— BEGIN —

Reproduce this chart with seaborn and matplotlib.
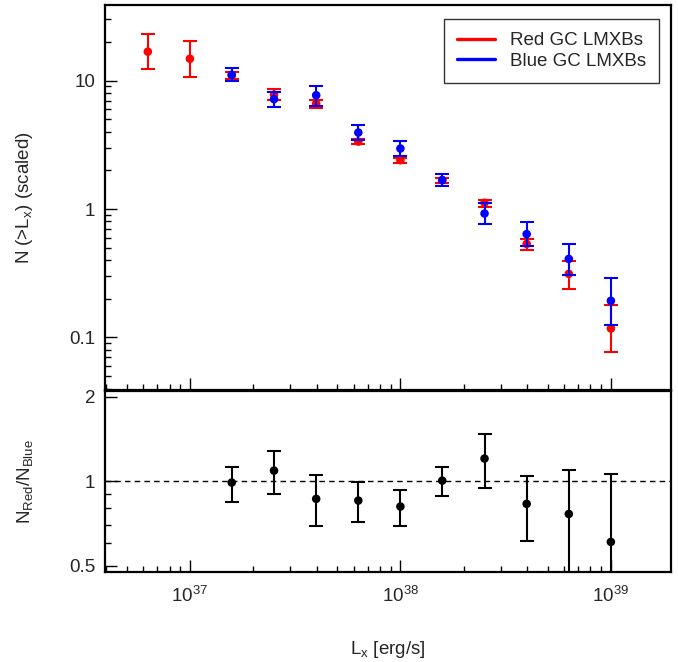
import numpy as np
import pandas as pd
import matplotlib
matplotlib.use("Agg")
import matplotlib.pyplot as plt
from matplotlib.lines import Line2D
from matplotlib.ticker import LogLocator, FixedLocator, NullFormatter
import seaborn as sns

# Luminosity bins [erg/s]
lx_red = [6.31e36, 1.0e37, 1.58e37, 2.51e37, 3.98e37, 6.31e37,
          1.0e38, 1.58e38, 2.51e38, 3.98e38, 6.31e38, 1.0e39]
lx_blue = [1.58e37, 2.51e37, 3.98e37, 6.31e37,
           1.0e38, 1.58e38, 2.51e38, 3.98e38, 6.31e38, 1.0e39]

# Cumulative counts N(>Lx), scaled, with lower / upper error limits
red_n = [16.8, 14.8, 10.98, 7.78, 6.62, 3.35, 2.40, 1.68, 1.12, 0.535, 0.313, 0.1175]
red_lo = [12.4, 10.7, 10.3, 7.08, 6.16, 3.20, 2.29, 1.60, 1.046, 0.48, 0.240, 0.0764]
red_hi = [23.0, 20.4, 11.75, 8.57, 7.08, 3.50, 2.52, 1.76, 1.186, 0.583, 0.395, 0.179]

blue_n = [11.1, 7.17, 7.69, 3.94, 2.96, 1.68, 0.923, 0.638, 0.409, 0.193]
blue_lo = [10.0, 6.21, 6.35, 3.45, 2.61, 1.50, 0.762, 0.511, 0.304, 0.1256]
blue_hi = [12.5, 8.11, 9.09, 4.55, 3.40, 1.87, 1.12, 0.795, 0.536, 0.293]

# Ratio of red to blue counts
ratio = [0.989, 1.091, 0.865, 0.853, 0.812, 1.005, 1.205, 0.830, 0.764, 0.607]
ratio_lo = [0.846, 0.899, 0.691, 0.716, 0.694, 0.884, 0.944, 0.612, 0.40, 0.30]
ratio_hi = [1.125, 1.286, 1.050, 0.995, 0.931, 1.122, 1.476, 1.045, 1.095, 1.062]

sns.set_theme(style="white")
plt.rcParams["font.family"] = ["Liberation Sans", "DejaVu Sans"]
plt.rcParams["mathtext.fontset"] = "custom"
plt.rcParams["mathtext.rm"] = "Liberation Sans"
plt.rcParams["mathtext.it"] = "Liberation Sans:italic"
plt.rcParams["mathtext.bf"] = "Liberation Sans:bold"

FS = 13.5
W, H = 678, 662
fig = plt.figure(figsize=(W / 100, H / 100), dpi=100)
ax1 = fig.add_axes([105 / W, 1 - 390 / H, 566 / W, 385 / H])
ax2 = fig.add_axes([105 / W, 1 - 572 / H, 566 / W, 181 / H])

red_df = pd.DataFrame({"lx": lx_red, "n": red_n, "lo": red_lo, "hi": red_hi})
blue_df = pd.DataFrame({"lx": lx_blue, "n": blue_n, "lo": blue_lo, "hi": blue_hi})
ratio_df = pd.DataFrame({"lx": lx_blue, "r": ratio, "lo": ratio_lo, "hi": ratio_hi})

ELW = 1.5
CAP = 4.8
MS = 38


def draw_points(ax, df, ycol, color, z):
    ax.errorbar(df["lx"], df[ycol],
                yerr=[df[ycol] - df["lo"], df["hi"] - df[ycol]],
                fmt="none", ecolor=color, elinewidth=ELW, capsize=CAP,
                capthick=ELW, zorder=z)
    sns.scatterplot(data=df, x="lx", y=ycol, ax=ax, color=color, s=MS,
                    edgecolor="none", linewidth=0, legend=False, zorder=z + 0.5)


draw_points(ax1, red_df, "n", "#ff0000", 3)
draw_points(ax1, blue_df, "n", "#0000ff", 5)
draw_points(ax2, ratio_df, "r", "black", 3)
ax2.axhline(1.0, color="black", lw=1.0, ls=(0, (4, 3)), zorder=2)

xlim = (3.95e36, 1.93e39)
for ax in (ax1, ax2):
    ax.set_xscale("log")
    ax.set_yscale("log")
    ax.set_xlim(*xlim)
    ax.set_xlabel("")
    ax.set_ylabel("")
    for s in ax.spines.values():
        s.set_linewidth(1.6)
        s.set_color("black")
    ax.tick_params(which="both", direction="in", top=False, right=False,
                   left=True, bottom=True, color="black", width=1.0,
                   labelsize=FS, pad=7)
    ax.tick_params(which="major", length=8.6)
    ax.tick_params(which="minor", length=4.3)
    ax.xaxis.set_major_locator(FixedLocator([1e37, 1e38, 1e39]))
    ax.xaxis.set_minor_locator(LogLocator(base=10, subs=np.arange(2, 10), numticks=20))
    ax.xaxis.set_minor_formatter(NullFormatter())

ax1.set_ylim(0.039, 38.8)
ax1.set_yticks([0.1, 1, 10], labels=["0.1", "1", "10"])
ax1.yaxis.set_minor_locator(LogLocator(base=10, subs=np.arange(2, 10), numticks=20))
ax1.yaxis.set_minor_formatter(NullFormatter())
ax1.set_xticklabels([])

ax2.set_ylim(0.474, 2.10)
ax2.set_yticks([0.5, 1, 2], labels=["0.5", "1", "2"])
ax2.yaxis.set_minor_locator(FixedLocator([0.6, 0.7, 0.8, 0.9]))
ax2.yaxis.set_minor_formatter(NullFormatter())
ax2.set_xticks([1e37, 1e38, 1e39],
               labels=[r"$10^{37}$", r"$10^{38}$", r"$10^{39}$"])
ax2.tick_params(axis="x", which="major", pad=10)

ax1.set_ylabel(r"N (>L$_{\rm x}$) (scaled)", fontsize=FS)
ax1.yaxis.set_label_coords(-0.123, 0.5)
ax2.set_ylabel(r"N$_{\rm Red}$/N$_{\rm Blue}$", fontsize=FS)
ax2.yaxis.set_label_coords(-0.123, 0.5)
ax2.set_xlabel(r"L$_{\rm x}$ [erg/s]", fontsize=FS)
ax2.xaxis.set_label_coords(0.5, -0.37)

handles = [Line2D([], [], color="#ff0000", lw=2.4),
           Line2D([], [], color="#0000ff", lw=2.4)]
leg = ax1.legend(handles, ["Red GC LMXBs", "Blue GC LMXBs"], loc="upper right",
                 bbox_to_anchor=(0.979, 0.964), borderaxespad=0, fontsize=FS,
                 frameon=True, fancybox=False, handlelength=2.0,
                 handletextpad=0.8, labelspacing=0.2, borderpad=0.7)
leg.get_frame().set_edgecolor("black")
leg.get_frame().set_linewidth(1.0)

fig.savefig("out.png", dpi=100)
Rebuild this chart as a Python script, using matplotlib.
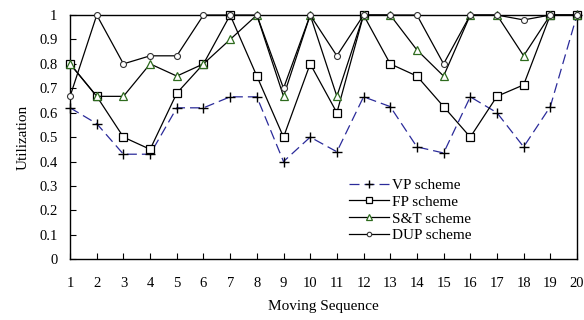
import matplotlib
matplotlib.use("Agg")
import matplotlib.pyplot as plt

seq = list(range(1, 21))
vp = [0.62, 0.555, 0.43, 0.43, 0.62, 0.62, 0.665, 0.665, 0.40, 0.50,
      0.44, 0.665, 0.625, 0.46, 0.435, 0.665, 0.60, 0.46, 0.625, 1.0]
fp = [0.80, 0.667, 0.50, 0.45, 0.68, 0.80, 1.0, 0.75, 0.50, 0.80,
      0.60, 1.0, 0.80, 0.75, 0.625, 0.50, 0.667, 0.714, 1.0, 1.0]
st = [0.80, 0.667, 0.667, 0.80, 0.75, 0.80, 0.90, 1.0, 0.667, 1.0,
      0.667, 1.0, 1.0, 0.857, 0.75, 1.0, 1.0, 0.833, 1.0, 1.0]
dup = [0.667, 1.0, 0.80, 0.833, 0.833, 1.0, 1.0, 1.0, 0.70, 1.0,
       0.833, 1.0, 1.0, 1.0, 0.80, 1.0, 1.0, 0.98, 1.0, 1.0]
yticks = [0, 0.1, 0.2, 0.3, 0.4, 0.5, 0.6, 0.7, 0.8, 0.9, 1]
ytick_labels = ["0", "0.1", "0.2", "0.3", "0.4", "0.5", "0.6", "0.7", "0.8", "0.9", "1"]

plt.rcParams['font.family'] = ['Liberation Serif', 'DejaVu Serif']

fig = plt.figure(figsize=(5.84, 3.2), dpi=100)
ax = fig.add_axes([0.12, 0.19, 0.868, 0.763])

ax.plot(seq, vp, color='#2b2b9a', lw=0.9, dashes=(8, 4), marker='+', ms=7,
        mec='black', mew=1.0, label='VP scheme', clip_on=False, zorder=3)
ax.plot(seq, fp, color='black', lw=0.9, marker='s', ms=5.2, mfc='white',
        mec='black', mew=0.9, label='FP scheme', clip_on=False, zorder=3)
ax.plot(seq, st, color='black', lw=0.9, marker='^', ms=5.2, mfc='white',
        mec='#2e6b1e', mew=0.9, label='S&T scheme', clip_on=False, zorder=3)
ax.plot(seq, dup, color='black', lw=0.9, marker='o', ms=4.3, mfc='white',
        mec='#333333', mew=0.8, label='DUP scheme', clip_on=False, zorder=3)

ax.set_xlim(1, 20)
ax.set_ylim(0, 1)
ax.set_xticks(seq)
ax.set_yticks(yticks)
ax.set_yticklabels(ytick_labels)
ax.tick_params(axis='x', direction='in', length=4, pad=13, labelsize=10.5)
ax.tick_params(axis='y', direction='in', length=4, pad=9, labelsize=10.5)
for s in ax.spines.values():
    s.set_linewidth(1.0)

ax.set_xlabel('Moving Sequence', fontsize=11, labelpad=7)
ax.set_ylabel('Utilization', fontsize=11, labelpad=7)

ax.legend(loc='upper left', bbox_to_anchor=(0.53, 0.375), frameon=False,
          fontsize=11, handlelength=2.6, handletextpad=0.2,
          labelspacing=0.2, borderpad=0.2, markerscale=0.75)

fig.savefig('out.png', dpi=100)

— END —

Omitting all pictures, restate exactly the lines of the material from its start through the line that contains "ax2 = fig.add_axes([105".

RESULT:
Reproduce this chart with seaborn and matplotlib.
import numpy as np
import pandas as pd
import matplotlib
matplotlib.use("Agg")
import matplotlib.pyplot as plt
from matplotlib.lines import Line2D
from matplotlib.ticker import LogLocator, FixedLocator, NullFormatter
import seaborn as sns

# Luminosity bins [erg/s]
lx_red = [6.31e36, 1.0e37, 1.58e37, 2.51e37, 3.98e37, 6.31e37,
          1.0e38, 1.58e38, 2.51e38, 3.98e38, 6.31e38, 1.0e39]
lx_blue = [1.58e37, 2.51e37, 3.98e37, 6.31e37,
           1.0e38, 1.58e38, 2.51e38, 3.98e38, 6.31e38, 1.0e39]

# Cumulative counts N(>Lx), scaled, with lower / upper error limits
red_n = [16.8, 14.8, 10.98, 7.78, 6.62, 3.35, 2.40, 1.68, 1.12, 0.535, 0.313, 0.1175]
red_lo = [12.4, 10.7, 10.3, 7.08, 6.16, 3.20, 2.29, 1.60, 1.046, 0.48, 0.240, 0.0764]
red_hi = [23.0, 20.4, 11.75, 8.57, 7.08, 3.50, 2.52, 1.76, 1.186, 0.583, 0.395, 0.179]

blue_n = [11.1, 7.17, 7.69, 3.94, 2.96, 1.68, 0.923, 0.638, 0.409, 0.193]
blue_lo = [10.0, 6.21, 6.35, 3.45, 2.61, 1.50, 0.762, 0.511, 0.304, 0.1256]
blue_hi = [12.5, 8.11, 9.09, 4.55, 3.40, 1.87, 1.12, 0.795, 0.536, 0.293]

# Ratio of red to blue counts
ratio = [0.989, 1.091, 0.865, 0.853, 0.812, 1.005, 1.205, 0.830, 0.764, 0.607]
ratio_lo = [0.846, 0.899, 0.691, 0.716, 0.694, 0.884, 0.944, 0.612, 0.40, 0.30]
ratio_hi = [1.125, 1.286, 1.050, 0.995, 0.931, 1.122, 1.476, 1.045, 1.095, 1.062]

sns.set_theme(style="white")
plt.rcParams["font.family"] = ["Liberation Sans", "DejaVu Sans"]
plt.rcParams["mathtext.fontset"] = "custom"
plt.rcParams["mathtext.rm"] = "Liberation Sans"
plt.rcParams["mathtext.it"] = "Liberation Sans:italic"
plt.rcParams["mathtext.bf"] = "Liberation Sans:bold"

FS = 13.5
W, H = 678, 662
fig = plt.figure(figsize=(W / 100, H / 100), dpi=100)
ax1 = fig.add_axes([105 / W, 1 - 390 / H, 566 / W, 385 / H])
ax2 = fig.add_axes([105 / W, 1 - 572 / H, 566 / W, 181 / H])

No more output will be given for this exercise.